Our village walk culminates at the top of a hill with a panoramic view of Seoul and the beautifully tiled hanok roofs. On the way down, we dive into souvenir shops, picking out gifts—handmade pottery, silk scarves, and little bottles of berry- and ginseng-infused liqueurs. We replenish with pastries and cherry blossom tea at an elegant teahouse and later opt for an early barbeque dinner. Our meat arrives uncooked, already marinated in different spices. We cook it ourselves while sitting at a table that has a grill, enjoying it with side dishes that include kimchi, marinated veggies and rice.

The next morning, we join a tour group for a day trip from Seoul to the Demilitarized Zone, or DMZ, the closest to North Korea we’ll ever be. The trip includes a walk through one of the underground tunnels that the North Korean military dug in the 20th century in a failed attempt to launch a surprise attack on Seoul. As we walk through the tunnel wearing hardhats to protect against protruding rocks, I marvel at its width and height; it’s big enough for a small army to pass through. South Koreans, we learn, discovered the tunnels by noises and steam rising from the ground.

Haedong Yonggungsa Temple in Busan; photo by CJ Nattanai/stock.adobe.com
Haedong Yonggungsa Temple in Busan; photo by CJ Nattanai/stock.adobe.com

The beauty of Busan

In Busan, we arrive at Yeongdo Haenyeo Culture Exhibition Hall to learn about some of South Korea’s most famous inhabitants. Just a few hours earlier, we discover, an agile 80-year-old grandmother and several other women (called haenyeo) dove 60 feet underwater without scuba equipment, holding their breaths for up to two minutes at a time. Originally from Jeju Island off the coast of South Korea, haenyeo passed these breathing techniques from mothers to daughters for generations, a skill so unique that it earned them the nickname of sea mermaids and a UNESCO designation as an intangible cultural heritage.

As I savor today’s catch—squid, sea urchin and abalone, still redolent of the sea—at the exhibition hall’s restaurant (there’s also a museum), I’m in awe that this ancient profession still exists here in Busan, where the commercial fishing fleet unloads tons of sea bounty daily. The tradition may not survive for long. The daughters of most modern haenyeo don’t want to follow their mothers into the sea. That’s not surprising as it’s a hard and dangerous way to make a living.

Our next stop is Haedong Yonggungsa, a Buddhist temple first built in 1376 (and reconstructed in 1970), chiseled into the edge of a mountain towering above the coastline. Overlooking the ocean waves breaking below, the temple comprises several buildings connected by cliffside stairways, offering spectacular views. It takes 108 steps to walk down to the temple (and as many back up), but on the way, you may rub the bellies of various Buddhas, asking for wishes or blessings.

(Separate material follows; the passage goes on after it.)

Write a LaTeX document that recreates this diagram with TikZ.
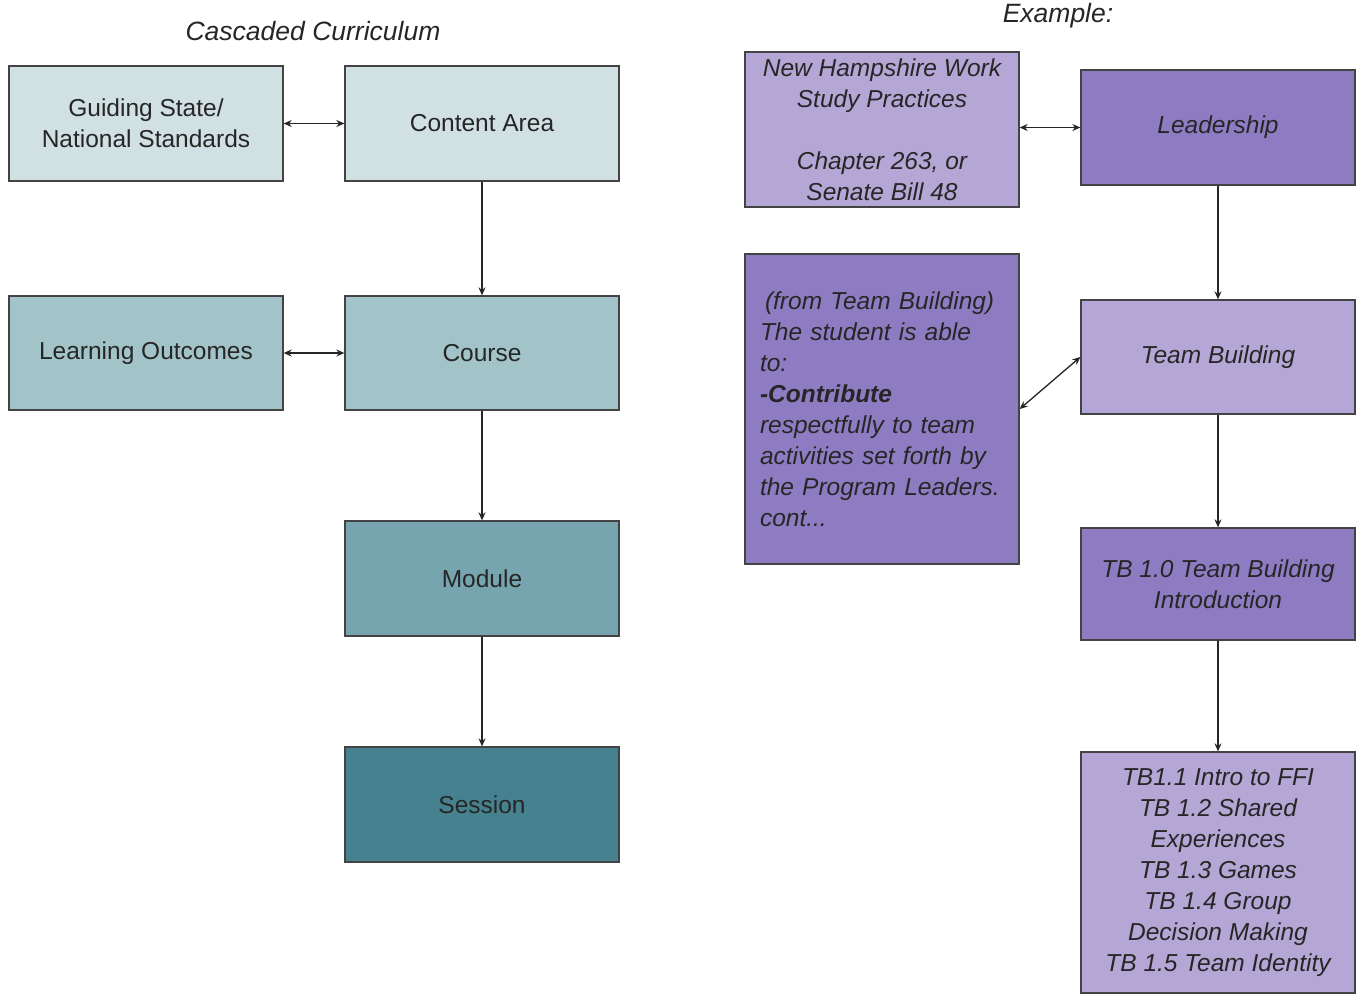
\documentclass[tikz,border=0pt]{standalone}
\usepackage{fontspec}
\setmainfont{Liberation Sans}
\usetikzlibrary{arrows.meta}
\definecolor{cyanA}{HTML}{D0E0E3}
\definecolor{cyanB}{HTML}{A2C4C9}
\definecolor{cyanC}{HTML}{76A5AF}
\definecolor{cyanD}{HTML}{45818E}
\definecolor{purpA}{HTML}{B4A7D6}
\definecolor{purpB}{HTML}{8E7CC3}
\definecolor{edgegray}{HTML}{434343}
\tikzset{
  boxnode/.style={draw=edgegray, line width=1.3pt, minimum width=274pt, minimum height=115pt, inner sep=0pt, align=center, font=\fontsize{24.5}{31}\selectfont, text=black!85},
  itbox/.style={boxnode, font=\fontsize{24.5}{31}\selectfont\itshape},
  conn/.style={line width=1.3pt, black!85, -{Stealth[length=8pt,width=7pt]}},
  dconn/.style={line width=1.3pt, black!85, {Stealth[length=8pt,width=7pt]}-{Stealth[length=8pt,width=7pt]}},
  titletext/.style={font=\fontsize{26.5}{30}\selectfont\itshape, text=black!85}
}
\begin{document}
\begin{tikzpicture}[x=1pt,y=-1pt]
\useasboundingbox (0,0) rectangle (1363,994);
\fill[white] (0,0) rectangle (1363,994);
% titles
\node[titletext] (t1) at (313,31) {Cascaded Curriculum};
\node[titletext] (t2) at (1058,16) {Example:};
% left column
\node[boxnode, fill=cyanA] (guide) at (146,123.5) {Guiding State/\\National Standards};
\node[boxnode, fill=cyanA] (content) at (482,123.5) {Content Area};
\node[boxnode, fill=cyanB, minimum height=114pt] (learn) at (146,353) {Learning Outcomes};
\node[boxnode, fill=cyanB, minimum height=114pt] (course) at (482,353) {Course};
\node[boxnode, fill=cyanC] (module) at (482,578.5) {Module};
\node[boxnode, fill=cyanD] (session) at (482,804.5) {Session};
% right column
\node[itbox, fill=purpA, minimum height=155pt] (nh) at (882,129.5) {New Hampshire Work\\Study Practices\\[31pt]Chapter 263, or\\Senate Bill 48};
\node[itbox, fill=purpB] (lead) at (1218,127.5) {Leadership};
\node[itbox, fill=purpA, minimum height=114pt] (team) at (1218,357) {Team Building};
\node[itbox, fill=purpB, minimum height=310pt, text width=244pt, align=left] (from) at (882,409) {\hspace*{5pt}(from Team Building)\\The student is able\\to:\\\textbf{-Contribute}\\respectfully to team\\activities set forth by\\the Program Leaders.\\cont...};
\node[itbox, fill=purpB, minimum height=112pt] (tb10) at (1218,584) {TB 1.0 Team Building\\Introduction};
\node[itbox, fill=purpA, minimum height=241pt] (tblist) at (1218,872.5) {TB1.1 Intro to FFI\\TB 1.2 Shared\\Experiences\\TB 1.3 Games\\TB 1.4 Group\\Decision Making\\TB 1.5 Team Identity};
% connectors left
\draw[dconn] (guide.east) -- (content.west);
\draw[dconn] (learn.east) -- (course.west);
\draw[conn] (content.south) -- (course.north);
\draw[conn] (course.south) -- (module.north);
\draw[conn] (module.south) -- (session.north);
% connectors right
\draw[dconn] (lead.west -| nh.east) -- (lead.west);
\draw[dconn] (from.east) -- (team.west);
\draw[conn] (lead.south) -- (team.north);
\draw[conn] (team.south) -- (tb10.north);
\draw[conn] (tb10.south) -- (tblist.north);
\end{tikzpicture}
\end{document}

Fireworks displays in Busan are an unforgettable spectacle; photo by Mohammad/stock.adobe.com
Fireworks displays in Busan are an unforgettable spectacle; photo by Mohammad/stock.adobe.com

Another spectacular example of cliffside construction is the Gamcheon Culture Village, famed for its terraced, rainbow-hued homes built in a staircase fashion, literally hanging over the sea. Originally a settlement for Korean war refugees, the village evolved into a tourist attraction thanks to its vibrant street art, murals, sculptures and winding stairs that lead to charmingly secluded back alleys. Sometimes described as Busan’s Santorini, albeit infused with more color, Gamcheon is a rich cultural maze to explore, packed with souvenir shops, cafés and dessert stands selling a lighter, less creamy sort of ice cream.

As the day winds down, Dennis and I head to Busan’s port for a cruise. I anticipate a standard sail into the sunset, but instead we cruise into an extraordinary evening. As darkness descends, numerous boats venture out to sea, carrying fireworks equipment and taking turns setting the night aglow. As multicolored bursts paint the sky, we feel as if we were standing beneath a giant kaleidoscopic cupola.

The next morning, as the bullet train whisks us back to Seoul to fly home, I muse over how we came to satiate our curiosity—only to realize there’s so much more to experience in the Land of the Morning Calm. We may have seen the best of Korea, but one day, we’ll return to see the rest.